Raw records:

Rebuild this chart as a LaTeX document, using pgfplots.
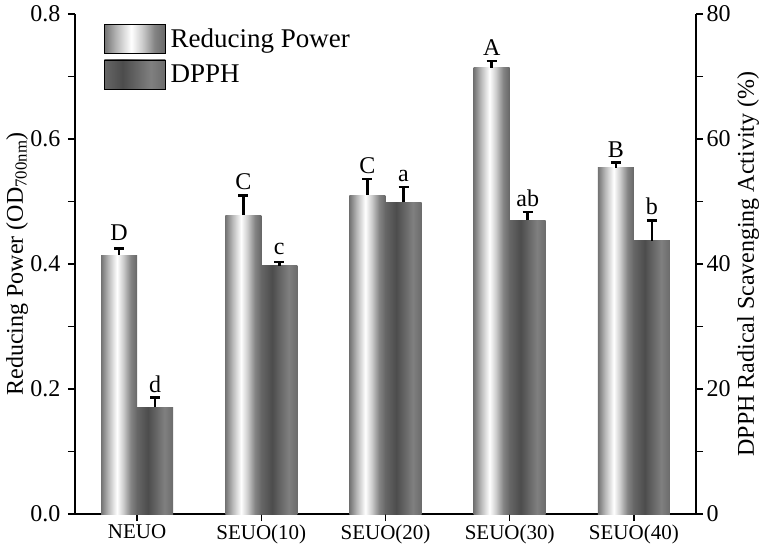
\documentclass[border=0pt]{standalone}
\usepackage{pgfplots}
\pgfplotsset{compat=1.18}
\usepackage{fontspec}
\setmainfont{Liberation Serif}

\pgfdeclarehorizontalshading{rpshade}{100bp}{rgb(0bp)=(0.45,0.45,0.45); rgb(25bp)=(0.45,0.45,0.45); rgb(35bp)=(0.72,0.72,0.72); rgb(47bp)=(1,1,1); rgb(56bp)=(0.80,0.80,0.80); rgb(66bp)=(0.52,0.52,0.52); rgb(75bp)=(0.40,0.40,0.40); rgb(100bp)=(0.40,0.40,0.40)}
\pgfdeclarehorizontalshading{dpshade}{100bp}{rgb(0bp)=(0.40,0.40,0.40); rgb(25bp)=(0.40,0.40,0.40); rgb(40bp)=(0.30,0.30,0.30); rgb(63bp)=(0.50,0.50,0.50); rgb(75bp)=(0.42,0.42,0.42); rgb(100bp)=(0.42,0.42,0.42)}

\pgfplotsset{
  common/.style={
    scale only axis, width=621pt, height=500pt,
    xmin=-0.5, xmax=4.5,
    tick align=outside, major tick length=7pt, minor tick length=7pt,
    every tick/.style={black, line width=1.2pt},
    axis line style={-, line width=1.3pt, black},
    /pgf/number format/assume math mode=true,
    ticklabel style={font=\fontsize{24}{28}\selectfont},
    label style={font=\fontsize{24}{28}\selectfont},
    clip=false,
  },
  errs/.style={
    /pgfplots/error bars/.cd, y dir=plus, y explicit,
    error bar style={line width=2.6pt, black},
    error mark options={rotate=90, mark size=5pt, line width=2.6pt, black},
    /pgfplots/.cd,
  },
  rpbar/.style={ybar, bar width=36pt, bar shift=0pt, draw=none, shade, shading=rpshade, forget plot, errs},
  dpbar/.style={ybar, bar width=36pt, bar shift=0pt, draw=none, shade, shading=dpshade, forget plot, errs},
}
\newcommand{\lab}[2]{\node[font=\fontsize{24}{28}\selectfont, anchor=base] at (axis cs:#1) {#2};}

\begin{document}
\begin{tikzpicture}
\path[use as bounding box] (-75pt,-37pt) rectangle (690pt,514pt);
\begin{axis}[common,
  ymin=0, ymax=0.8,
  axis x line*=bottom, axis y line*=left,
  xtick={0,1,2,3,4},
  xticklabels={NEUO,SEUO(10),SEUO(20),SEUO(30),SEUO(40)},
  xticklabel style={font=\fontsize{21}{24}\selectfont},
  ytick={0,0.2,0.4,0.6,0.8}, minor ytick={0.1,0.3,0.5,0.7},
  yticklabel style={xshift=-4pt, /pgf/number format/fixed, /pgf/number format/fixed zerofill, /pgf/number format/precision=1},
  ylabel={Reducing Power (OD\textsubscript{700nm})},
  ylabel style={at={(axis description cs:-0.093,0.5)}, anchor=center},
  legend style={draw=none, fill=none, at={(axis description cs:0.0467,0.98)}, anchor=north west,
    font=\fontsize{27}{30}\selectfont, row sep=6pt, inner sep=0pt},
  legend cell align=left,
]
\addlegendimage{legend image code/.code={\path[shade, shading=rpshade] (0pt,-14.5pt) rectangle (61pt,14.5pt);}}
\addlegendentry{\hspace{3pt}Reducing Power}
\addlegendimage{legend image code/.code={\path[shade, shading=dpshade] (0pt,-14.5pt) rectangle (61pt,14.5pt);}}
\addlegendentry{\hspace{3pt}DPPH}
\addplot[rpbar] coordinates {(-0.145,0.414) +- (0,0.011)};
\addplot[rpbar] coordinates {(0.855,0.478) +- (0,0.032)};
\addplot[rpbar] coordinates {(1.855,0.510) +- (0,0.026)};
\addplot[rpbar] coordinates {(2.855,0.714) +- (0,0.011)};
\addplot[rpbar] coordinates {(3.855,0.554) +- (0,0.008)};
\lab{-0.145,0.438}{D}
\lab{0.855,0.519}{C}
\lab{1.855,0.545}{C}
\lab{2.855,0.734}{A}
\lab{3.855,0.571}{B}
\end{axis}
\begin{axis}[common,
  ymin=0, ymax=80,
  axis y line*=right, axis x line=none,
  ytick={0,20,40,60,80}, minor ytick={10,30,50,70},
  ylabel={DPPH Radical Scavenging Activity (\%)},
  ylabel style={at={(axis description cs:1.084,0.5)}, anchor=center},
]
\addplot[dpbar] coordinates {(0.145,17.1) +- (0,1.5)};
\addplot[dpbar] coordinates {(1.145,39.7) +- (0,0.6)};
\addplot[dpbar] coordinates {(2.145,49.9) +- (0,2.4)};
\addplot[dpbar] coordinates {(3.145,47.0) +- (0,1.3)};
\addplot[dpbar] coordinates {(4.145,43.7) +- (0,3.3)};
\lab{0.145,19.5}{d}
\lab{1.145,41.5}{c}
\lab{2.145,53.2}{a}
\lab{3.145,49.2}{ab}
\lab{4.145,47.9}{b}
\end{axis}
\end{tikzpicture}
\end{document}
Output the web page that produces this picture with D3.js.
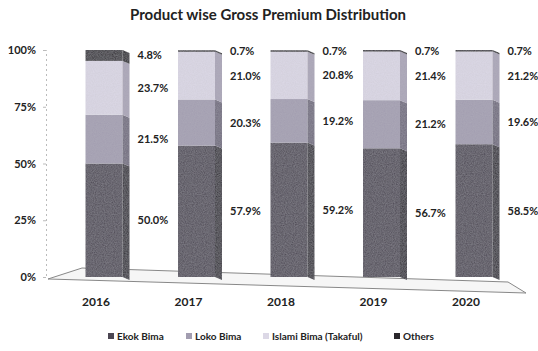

What to produce » Go through the entries above and count the lines containing the word "this"; give only that count.

The response » 2